Father Bailey attended his first Cursillo course while he was ministering in Grafton, in New South Wales. Since then he has been spiritual director on 20 Cursillo courses and was spiritual director on the South African missionary journey.

“Four million people around the world have done Cursillo courses,” Father Bailey said. “They have been held in every major country, by Catholic, Anglican and Uniting churches.”

People who did the courses in South Africa, and there were separate courses for men and women, would pass on what they had learned to their own people.

Some had come from South Africa last year to do the course in Bunbury.

Those who attended the Hyveld courses ranged from general managers to labourers, black and white, husbands and wives.

Husbands would do one Cursillo course and the wives the other.

The menace of South African society is such that even church houses are like fortresses rather than open to all comers.

“I stayed in a rectory in a Johannesburg suburb, in a housing estate which measured about two kilometres by one kilometre,” Father Bailey said.

“Around the whole estate, there was a 10 feet high spiked fence with armed guards and a boom gate at each end.”

Then the house itself was surrounded by an eight feet high wall with razor wire on top as well as 240-volt electric fencing.

Access was by an electric gate.

“Even in the house, between the bedrooms and the living areas, was a steel gate which was locked at night,” Father Bailey said.

There was no way people would walk anywhere at night, he said.

A young mother living in the compound sadly told him that despite the perimeter fence and guards, she could not allow her children to ride their bikes in the street or visit the beautiful park nearby.

There was no way people could walk to work, they had to drive and the areas in which they could work were also restricted by safety considerations.

When driving people always had to be alert in case of hijacking, Father Bailey said. “You just don’t stop at red lights.”

Some aspects of life in South Africa are very much cheaper than Australia.
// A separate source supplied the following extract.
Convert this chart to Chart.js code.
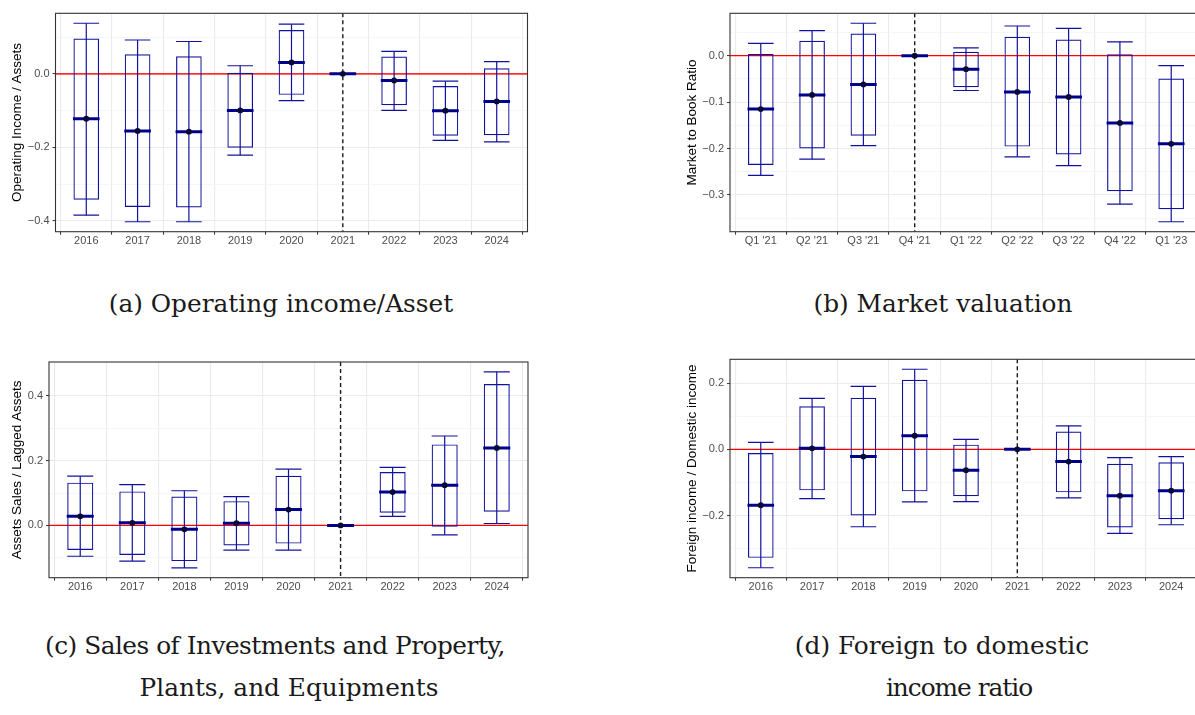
<!DOCTYPE html>
<html>
<head>
<meta charset="utf-8">
<script src="https://cdn.jsdelivr.net/npm/chart.js@4.4.1/dist/chart.umd.min.js"></script>
<style>
  html, body { margin: 0; padding: 0; background: #ffffff; }
  body { width: 1195px; height: 715px; overflow: hidden; position: relative; }
  canvas { position: absolute; }
  .cap { position: absolute; width: 600px; text-align: center; font-family: "DejaVu Serif", "Liberation Serif", serif;
         font-size: 24.8px; line-height: 1; color: #1a1a1a; white-space: nowrap; }
</style>
</head>
<body>
<canvas id="pa"></canvas>
<canvas id="pb"></canvas>
<canvas id="pc"></canvas>
<canvas id="pd"></canvas>
<div class="cap" style="left:-19px; top:292px;">(a) Operating income/Asset</div>
<div class="cap" style="left:643px; top:292px;">(b) Market valuation</div>
<div class="cap" style="left:-25px; top:634px; letter-spacing:-0.5px;">(c) Sales of Investments and Property,</div>
<div class="cap" style="left:-11px; top:676px;">Plants, and Equipments</div>
<div class="cap" style="left:642px; top:634px;">(d) Foreign to domestic</div>
<div class="cap" style="left:659px; top:676px; letter-spacing:-1px;">income ratio</div>
<script>
// ---------------- categories ----------------
const yearCats = ['2016','2017','2018','2019','2020','2021','2022','2023','2024'];
const quarterCats = ["Q1 '21","Q2 '21","Q3 '21","Q4 '21","Q1 '22","Q2 '22","Q3 '22","Q4 '22","Q1 '23"];

// ---------------- (a) Operating income / Assets ----------------
const a_whiskerLow  = [-0.384,-0.402,-0.402,-0.221,-0.073,0,-0.099,-0.181,-0.185];
const a_boxLow      = [-0.342,-0.362,-0.363,-0.201,-0.057,0,-0.085,-0.168,-0.167];
const a_median      = [-0.122,-0.155,-0.157,-0.0995,0.031,0,-0.018,-0.100,-0.075];
const a_boxHigh     = [0.096,0.053,0.048,0.003,0.119,0,0.047,-0.033,0.015];
const a_whiskerHigh = [0.1376,0.092,0.088,0.022,0.135,0,0.061,-0.020,0.033];
const a_yMajor  = [-0.4,-0.2,0.0];
const a_yLabels = ['\u22120.4','\u22120.2','0.0'];
const a_yMinor  = [-0.3,-0.1,0.1];

// ---------------- (b) Market to Book Ratio ----------------
const b_whiskerLow  = [-0.258,-0.223,-0.194,0,-0.075,-0.218,-0.237,-0.320,-0.358];
const b_boxLow      = [-0.2355,-0.200,-0.1725,0,-0.068,-0.196,-0.213,-0.292,-0.331];
const b_median      = [-0.115,-0.0845,-0.062,0,-0.029,-0.078,-0.089,-0.145,-0.190];
const b_boxHigh     = [0.0036,0.032,0.048,0,0.0086,0.041,0.035,0.003,-0.049];
const b_whiskerHigh = [0.0265,0.054,0.070,0,0.017,0.064,0.059,0.030,-0.0215];
const b_yMajor  = [-0.3,-0.2,-0.1,0.0];
const b_yLabels = ['\u22120.3','\u22120.2','\u22120.1','0.0'];
const b_yMinor  = [-0.35,-0.25,-0.15,-0.05,0.05];

// ---------------- (c) Assets Sales / Lagged Assets ----------------
const c_whiskerLow  = [-0.095,-0.110,-0.131,-0.076,-0.076,0,0.028,-0.029,0.006];
const c_boxLow      = [-0.076,-0.091,-0.110,-0.062,-0.056,0,0.039,-0.004,0.0425];
const c_median      = [0.028,0.008,-0.012,0.007,0.049,0,0.103,0.124,0.239];
const c_boxHigh     = [0.132,0.105,0.089,0.075,0.153,0,0.165,0.250,0.436];
const c_whiskerHigh = [0.152,0.126,0.107,0.089,0.174,0,0.179,0.276,0.474];
const c_yMajor  = [0.0,0.2,0.4];
const c_yLabels = ['0.0','0.2','0.4'];
const c_yMinor  = [-0.1,0.1,0.3];

// ---------------- (d) Foreign income / Domestic income ----------------
const d_whiskerLow  = [-0.358,-0.149,-0.234,-0.159,-0.158,0,-0.147,-0.254,-0.228];
const d_boxLow      = [-0.328,-0.124,-0.200,-0.127,-0.142,0,-0.130,-0.236,-0.211];
const d_median      = [-0.169,0.003,-0.022,0.041,-0.063,0,-0.037,-0.140,-0.125];
const d_boxHigh     = [-0.011,0.130,0.156,0.210,0.014,0,0.054,-0.044,-0.039];
const d_whiskerHigh = [0.021,0.154,0.190,0.242,0.030,0,0.071,-0.025,-0.022];
const d_yMajor  = [-0.2,0.0,0.2];
const d_yLabels = ['\u22120.2','0.0','0.2'];
const d_yMinor  = [-0.3,-0.1,0.1];

// reference period index (dashed line) and reference value (red line)
const a_refIndex = 5, b_refIndex = 3, c_refIndex = 5, d_refIndex = 5;
const refValue = 0;

// ---------------- styling ----------------
const NAVY = '#00008B';
const WHISKER = '#12129E';
const TICK_FONT = { family: '"Liberation Sans", Arial, Helvetica, sans-serif', size: 11, lineHeight: 1 };
const TITLE_FONT = { family: '"Liberation Sans", Arial, Helvetica, sans-serif', size: 13.5, lineHeight: 1.2 };

const refLinesPlugin = {
  id: 'refLines',
  beforeDatasetsDraw(chart, args, opts) {
    const { ctx, chartArea: ar, scales: { x, y } } = chart;
    ctx.save();
    ctx.beginPath(); ctx.rect(ar.left, ar.top, ar.right - ar.left, ar.bottom - ar.top); ctx.clip();
    // vertical dashed reference line
    const px = x.getPixelForValue(opts.xIndex);
    ctx.strokeStyle = '#1a1a1a'; ctx.lineWidth = 1.4; ctx.setLineDash([4, 3]);
    ctx.beginPath(); ctx.moveTo(px, ar.top); ctx.lineTo(px, ar.bottom); ctx.stroke();
    ctx.setLineDash([]);
    // horizontal red reference line
    const py = y.getPixelForValue(opts.yValue);
    ctx.strokeStyle = opts.redColor; ctx.lineWidth = opts.redWidth;
    ctx.beginPath(); ctx.moveTo(ar.left, py); ctx.lineTo(ar.right, py); ctx.stroke();
    ctx.restore();
  },
  afterDraw(chart) {
    const { ctx, chartArea: ar } = chart;
    ctx.save();
    ctx.strokeStyle = '#333333'; ctx.lineWidth = 1.1;
    ctx.strokeRect(ar.left, ar.top, ar.right - ar.left, ar.bottom - ar.top);
    ctx.restore();
  }
};

function near(list, v) { return list.findIndex(t => Math.abs(t - v) < 1e-9); }

function makePanel(cfg) {
  const cv = document.getElementById(cfg.id);
  cv.style.left = cfg.canvas.x + 'px'; cv.style.top = cfg.canvas.y + 'px';
  cv.width = cfg.canvas.w; cv.height = cfg.canvas.h;
  cv.style.width = cfg.canvas.w + 'px'; cv.style.height = cfg.canvas.h + 'px';

  const n = cfg.cats.length;
  const padL = 2, xAxisH = 22;
  const yAxisW = cfg.area.left - cfg.canvas.x - padL;
  const titleLH = TITLE_FONT.size * TITLE_FONT.lineHeight;
  const titlePadTop = cfg.titleCX - (cfg.canvas.x + padL) - titleLH / 2;

  // ggplot-style 5% expansion of the data range (0 is always included by the reference line)
  const all = cfg.wLo.concat(cfg.wHi, [refValue]);
  const dMin = Math.min(...all), dMax = Math.max(...all);
  const span = dMax - dMin;
  const yMin = dMin - 0.05 * span, yMax = dMax + 0.05 * span;

  const halfBox = (ctx) => {
    const xs = ctx.chart.scales.x;
    return 0.25 * (xs.getPixelForValue(1) - xs.getPixelForValue(0));
  };

  const idx = cfg.cats.map((_, i) => i);
  const caps = [];
  idx.forEach(i => { caps.push({ x: i, y: cfg.wLo[i] }); caps.push({ x: i, y: cfg.wHi[i] }); });

  const datasets = [
    { // point estimate
      type: 'line', showLine: false, order: 0,
      data: idx.map(i => ({ x: i, y: cfg.med[i] })),
      pointStyle: 'circle', pointRadius: 2.9, pointHoverRadius: 2.9,
      pointBackgroundColor: '#0a0a35', pointBorderColor: '#0a0a35', pointBorderWidth: 0
    },
    { // median bar
      type: 'line', showLine: false, order: 1,
      data: idx.map(i => ({ x: i, y: cfg.med[i] })),
      pointStyle: 'line', pointRadius: (c) => halfBox(c) + 0.5, pointHoverRadius: (c) => halfBox(c) + 0.5,
      pointBorderColor: NAVY, pointBorderWidth: 3, pointBackgroundColor: NAVY
    },
    { // whisker caps
      type: 'line', showLine: false, order: 2,
      data: caps,
      pointStyle: 'line', pointRadius: (c) => halfBox(c), pointHoverRadius: (c) => halfBox(c),
      pointBorderColor: WHISKER, pointBorderWidth: 1.2, pointBackgroundColor: WHISKER
    },
    { // whisker
      type: 'bar', order: 3, grouped: false,
      data: idx.map(i => ({ x: i, y: [cfg.wLo[i], cfg.wHi[i]] })),
      barThickness: 1.2, backgroundColor: WHISKER, borderWidth: 0, inflateAmount: 0
    },
    { // inter-quantile box
      type: 'bar', order: 4, grouped: false,
      data: idx.map(i => ({ x: i, y: [cfg.bLo[i], cfg.bHi[i]] })),
      barPercentage: 0.5, categoryPercentage: 1,
      backgroundColor: 'rgba(0,0,0,0)', borderColor: WHISKER, borderWidth: 1.2,
      borderSkipped: false, inflateAmount: 0
    }
  ];

  return new Chart(cv, {
    type: 'bar',
    data: { datasets },
    plugins: [refLinesPlugin],
    options: {
      responsive: false, animation: false, devicePixelRatio: 1, events: [],
      layout: { padding: {
        left: padL,
        top: cfg.area.top - cfg.canvas.y,
        right: cfg.canvas.x + cfg.canvas.w - cfg.area.right,
        bottom: cfg.canvas.y + cfg.canvas.h - cfg.area.bottom - xAxisH
      } },
      plugins: {
        legend: { display: false }, tooltip: { enabled: false },
        refLines: { yValue: refValue, xIndex: cfg.refIndex, redColor: cfg.redColor, redWidth: cfg.redWidth }
      },
      scales: {
        x: {
          type: 'linear', min: -0.6, max: n - 1 + 0.6, offset: false,
          afterBuildTicks: (s) => { s.ticks = idx.map(i => ({ value: i })); },
          afterFit: (s) => { s.height = xAxisH; },
          ticks: { callback: (v) => cfg.cats[Math.round(v)], color: '#4D4D4D', font: TICK_FONT,
                   padding: 1, autoSkip: false, maxRotation: 0, minRotation: 0 },
          grid: { color: '#EBEBEB', lineWidth: 1.1, drawTicks: true, tickLength: 3, tickColor: '#333333', tickWidth: 1 },
          border: { display: false }
        },
        y: {
          type: 'linear', min: yMin, max: yMax,
          afterBuildTicks: (s) => {
            s.ticks = cfg.yMajor.concat(cfg.yMinor).sort((p, q) => p - q).map(v => ({ value: v }));
          },
          afterFit: (s) => { s.width = yAxisW; },
          ticks: {
            callback: (v) => { const k = near(cfg.yMajor, v); return k >= 0 ? cfg.yLabels[k] : ''; },
            color: '#4D4D4D', font: TICK_FONT, padding: 3
          },
          grid: {
            color: (c) => near(cfg.yMajor, c.tick.value) >= 0 ? '#EBEBEB' : '#F2F2F2',
            lineWidth: (c) => near(cfg.yMajor, c.tick.value) >= 0 ? 1.1 : 0.7,
            drawTicks: true, tickLength: 3, tickWidth: 1,
            tickColor: (c) => near(cfg.yMajor, c.tick.value) >= 0 ? '#333333' : 'rgba(0,0,0,0)'
          },
          border: { display: false },
          title: { display: true, text: cfg.yTitle, color: '#000000', font: TITLE_FONT, padding: { top: titlePadTop, bottom: 0 } }
        }
      }
    }
  });
}

makePanel({ id: 'pa', cats: yearCats, wLo: a_whiskerLow, bLo: a_boxLow, med: a_median, bHi: a_boxHigh, wHi: a_whiskerHigh,
  yMajor: a_yMajor, yLabels: a_yLabels, yMinor: a_yMinor, refIndex: a_refIndex, yTitle: 'Operating Income / Assets',
  canvas: { x: 0, y: 0, w: 545, h: 262 }, area: { left: 55.5, top: 13.3, right: 527.5, bottom: 231.7 }, titleCX: 17.2,
  redColor: '#FF3030', redWidth: 1.8 });

makePanel({ id: 'pb', cats: quarterCats, wLo: b_whiskerLow, bLo: b_boxLow, med: b_median, bHi: b_boxHigh, wHi: b_whiskerHigh,
  yMajor: b_yMajor, yLabels: b_yLabels, yMinor: b_yMinor, refIndex: b_refIndex, yTitle: 'Market to Book Ratio',
  canvas: { x: 665, y: 0, w: 545, h: 262 }, area: { left: 730, top: 13.3, right: 1202, bottom: 231.7 }, titleCX: 692,
  redColor: '#FF0000', redWidth: 1.3 });

makePanel({ id: 'pc', cats: yearCats, wLo: c_whiskerLow, bLo: c_boxLow, med: c_median, bHi: c_boxHigh, wHi: c_whiskerHigh,
  yMajor: c_yMajor, yLabels: c_yLabels, yMinor: c_yMinor, refIndex: c_refIndex, yTitle: 'Assets Sales / Lagged Assets',
  canvas: { x: 0, y: 345, w: 545, h: 262 }, area: { left: 49, top: 362, right: 528, bottom: 577.7 }, titleCX: 17,
  redColor: '#FF0000', redWidth: 1.2 });

makePanel({ id: 'pd', cats: yearCats, wLo: d_whiskerLow, bLo: d_boxLow, med: d_median, bHi: d_boxHigh, wHi: d_whiskerHigh,
  yMajor: d_yMajor, yLabels: d_yLabels, yMinor: d_yMinor, refIndex: d_refIndex, yTitle: 'Foreign income / Domestic income',
  canvas: { x: 665, y: 345, w: 545, h: 262 }, area: { left: 730, top: 359.3, right: 1202, bottom: 577.7 }, titleCX: 692,
  redColor: '#FF0000', redWidth: 1.2 });
</script>
</body>
</html>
He went out one night and everything – car park, meal and show by the “fantastic” song and dance troupe Africa Umoja – cost $60.

Umoja is coming to Perth next month and Father Bailey recommended that anybody who could get to the show should do so.

He did escape the urban tension during a day off in the stunningly beautiful Drakensberg region.

He visited Estcourt, a town about the size of Collie, where the major employer was a Nestle factory processing bacon products.

When looking for lunch, he found the only food shop was a Nando’s. (Nando’s originated in South Africa’s Mozambiquan Portuguese community and now operates in 30 countries on five continents. It specialises in chicken.)

While customers sat and waited for their food, armed guards would check if they had been issued with tickets. “If you did not have a ticket you were out of there,” Father Bailey said.

In Drakensberg, he climbed 2500 metres to cross one of South Africa’s famous flat-topped mountains.

He also visited Rorke’s Drift next to the Tugela River in Kwa-Zulu Natal, where just over 100 British and colonial troops successfully defended the garrison against an intense assault by 3000 to 4000 Zulu warriors. Eleven Victoria Crosses were awarded as a result of that desperate battle.

His encounter with the rhino occurred north of Pretoria, when he went sightseeing on a “quad runner” farm bike. His eyes had been glued to a mob of zebras when all of a sudden this enormous black rhino appeared, stamping his feet.

His guides said they had not seen a black rhino for 12 months but Father Bailey was chased by one.

He came away saddened that such a beautiful place with such natural and human resources was being destroyed by people’s attitudes.

“There is enough there for everyone,” he said. “They could educate all and all could live and grow but people are living in the past and when they can’t let go of the past they are making themselves victims.”

That was not just a problem in South Africa, it was the tragedy of many Australian Aborigines as well.